A crucial early step in each project is a complete review of the competitive landscape. This starts by defining a series of direct and indirect competitors to look at.

Consideration of indirect competitors, outside of the product market segment, enables inspiration to be drawn from products that might otherwise be overlooked. The competitive review should be centred on the products ability to enable a user to get a job done, and how well it meets the needs of the user.

A competitive review will usually take the form of a spreadsheet or text document, supported by screenshots of a competitor's UI.

Lightning demonstration

Lightning demos are a rapid and collaborative form of competitive analysis, delivered as short presentations, during a workshop. The idea is taken from the Google Venture Sprint process. Each workshop participant shares examples of competitor products. Key concepts / ideas are captured as sketches and posted on a wall. These act as inspiration to be taken into the following design stages.

Further reading
User insights collected through interviews are sorted into themes

User research

User research involves gathering insights from real users. It enables the team to develop an understanding of the target user, and challenge / validate hypotheses which have been made. A user-centred approach to design requires an in-depth understanding of user behaviour, needs, pain-points and jobs-to-be-done. All of which help guide design decisions and ensure we understand the problem to solve. The approach we take to user research will vary by project.

Within Lean UX, user research is rapid, iterative and collaborative - embedded into each design sprint. User insights are gathered alongside tested prototypes, and fed straight back into the next design phase. Documentation and research artefacts kept to minimum.

Some projects may require a more in-depth focused research study to be completed up front. This may be the case when delivering a product for a new user type, for which existing knowledge is limited.

Exploration of existing data

In cases where design is centred on improving an existing product or service, it is important to review its current status. This will call for an exploration of analytics data and user behaviour metrics, with the goal to identify a focus for where improvements are required. Typically, this will inform the 'what', but it is important to also explore the 'why'. To do so, it is necessary to gather qualitative data from real users of the product. This can be captured customer feedback or fresh user research. In the latter case, user testing can be completed with users, working through scenarios to uncover insights and guide a design direction.

User interviews

User interviews are the best single research method used in the UX design process. Interviews are a structured discussion between the moderators and participant, ideally completed face-to-face. They provide the opportunity for an in-depth discussion and gathering of rich, insightful qualitative data.
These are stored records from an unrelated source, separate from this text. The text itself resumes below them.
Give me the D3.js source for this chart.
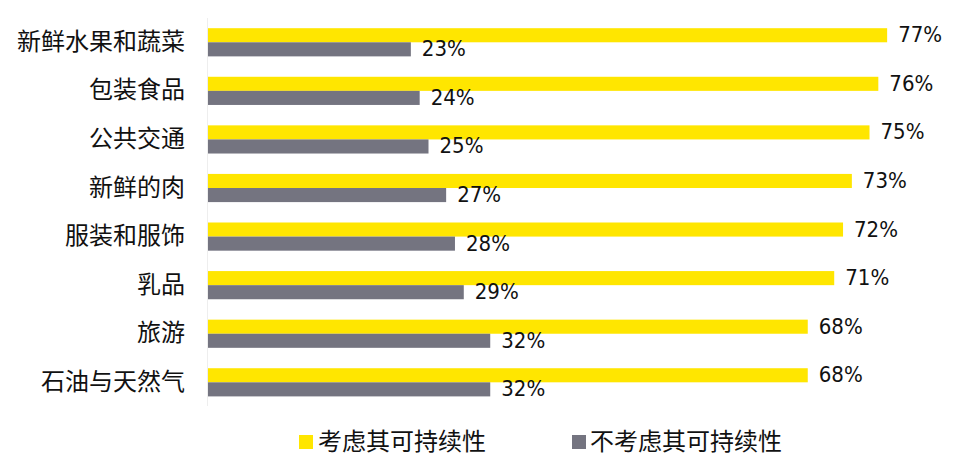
<!DOCTYPE html>
<html>
<head>
<meta charset="utf-8">
<script src="https://cdn.jsdelivr.net/npm/d3@7/dist/d3.min.js"></script>
<style>
  html, body { margin: 0; padding: 0; background: #fff; }
  svg { display: block; }
</style>
</head>
<body>
<svg id="chart" width="968" height="460"></svg>
<script>
const categories = ["新鲜水果和蔬菜", "包装食品", "公共交通", "新鲜的肉", "服装和服饰", "乳品", "旅游", "石油与天然气"];
const seriesNames = ["考虑其可持续性", "不考虑其可持续性"];
const considerValues = [77, 76, 75, 73, 72, 71, 68, 68];
const notConsiderValues = [23, 24, 25, 27, 28, 29, 32, 32];
const seriesColors = ["#FFE600", "#747480"];

const data = categories.map((c, i) => ({ cat: c, vals: [considerValues[i], notConsiderValues[i]] }));

const svg = d3.select("#chart");
const x = d3.scaleLinear().domain([0, 100]).range([208, 1090]);
const y = d3.scaleBand().domain(categories).range([18, 406.6]).paddingInner(0.42).paddingOuter(0.21);
const ySub = d3.scaleBand().domain([0, 1]).range([0, y.bandwidth()]).padding(0);

// faint axis line
svg.append("line")
  .attr("x1", x(0) - 0.5).attr("x2", x(0) - 0.5)
  .attr("y1", 18).attr("y2", 406)
  .attr("stroke", "#eeeeee").attr("stroke-width", 1);

const g = svg.selectAll("g.cat").data(data).join("g")
  .attr("class", "cat")
  .attr("transform", d => `translate(0,${y(d.cat)})`);

g.selectAll("rect").data(d => d.vals).join("rect")
  .attr("x", x(0))
  .attr("y", (v, i) => ySub(i))
  .attr("width", v => x(v) - x(0))
  .attr("height", ySub.bandwidth())
  .attr("fill", (v, i) => seriesColors[i]);

g.selectAll("text.val").data(d => d.vals).join("text")
  .attr("class", "val")
  .attr("x", v => x(v) + 11)
  .attr("y", (v, i) => ySub(i) + ySub.bandwidth() / 2 + 1)
  .attr("dominant-baseline", "middle")
  .attr("font-family", "'DejaVu Sans Condensed', 'DejaVu Sans', sans-serif")
  .attr("font-size", 22)
  .attr("fill", "#111")
  .text(v => v + "%");

// category labels
svg.selectAll("text.cat").data(categories).join("text")
  .attr("class", "cat")
  .attr("x", 185)
  .attr("y", d => y(d) + y.bandwidth() / 2 + 1)
  .attr("text-anchor", "end")
  .attr("dominant-baseline", "middle")
  .attr("font-family", "Noto Sans CJK SC, sans-serif")
  .attr("font-size", 24)
  .attr("fill", "#111")
  .text(d => d);

// legend
const legendX = [299, 572];
const lg = svg.selectAll("g.legend").data(seriesNames).join("g")
  .attr("class", "legend")
  .attr("transform", (d, i) => `translate(${legendX[i]},435)`);
lg.append("rect").attr("width", 14).attr("height", 14).attr("fill", (d, i) => seriesColors[i]);
lg.append("text")
  .attr("x", (d, i) => i === 0 ? 19 : 18)
  .attr("y", 8)
  .attr("dominant-baseline", "middle")
  .attr("font-family", "Noto Sans CJK SC, sans-serif")
  .attr("font-size", 24)
  .attr("fill", "#111")
  .text(d => d);
</script>
</body>
</html>
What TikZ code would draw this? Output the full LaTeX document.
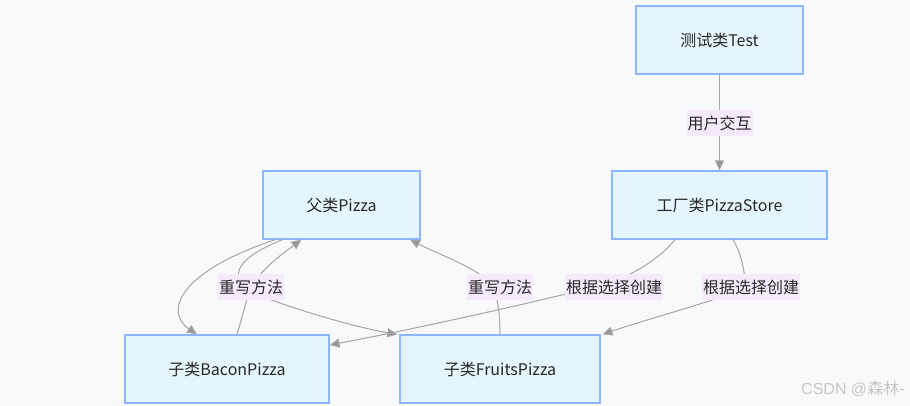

Discussions usually last for around one hour, exploring pre-defined themes and areas of conversation. These are detailed in a discussion guide. The discussion guide is a set of prioritised questions, topics and tasks to run through with the participant. It ensures a focus on research objectives, providing a lose structure, whilst offering scope to be flexible and conversational. 

The discussion should start by setting expectations for the interview, followed by a series of introductory questions to get the conversation started and put the participant at ease. Questions then become centred around research objectives, exploring jobs-to-be-done, pain points, goals, needs, behaviours and their experience with 'hiring' similar products.

Questioning technique is critical to a user interview. Ask open-ended questions and avoid leading questions. Focus on listening and exploring participant responses further, asking 'why' until the root cause of an issue has been surfaced.

Ethnographic research

User research can also include ethnography - observing the behaviour of users in their natural habitat. For example, a Marketing Manager completing their daily tasks at their own desk. By observing users in a more natural way, it can reveal more accurate results. This research can be completed in person by observing and recording a user, or via a diary study, whereby the user records their own thoughts during a defined period of time.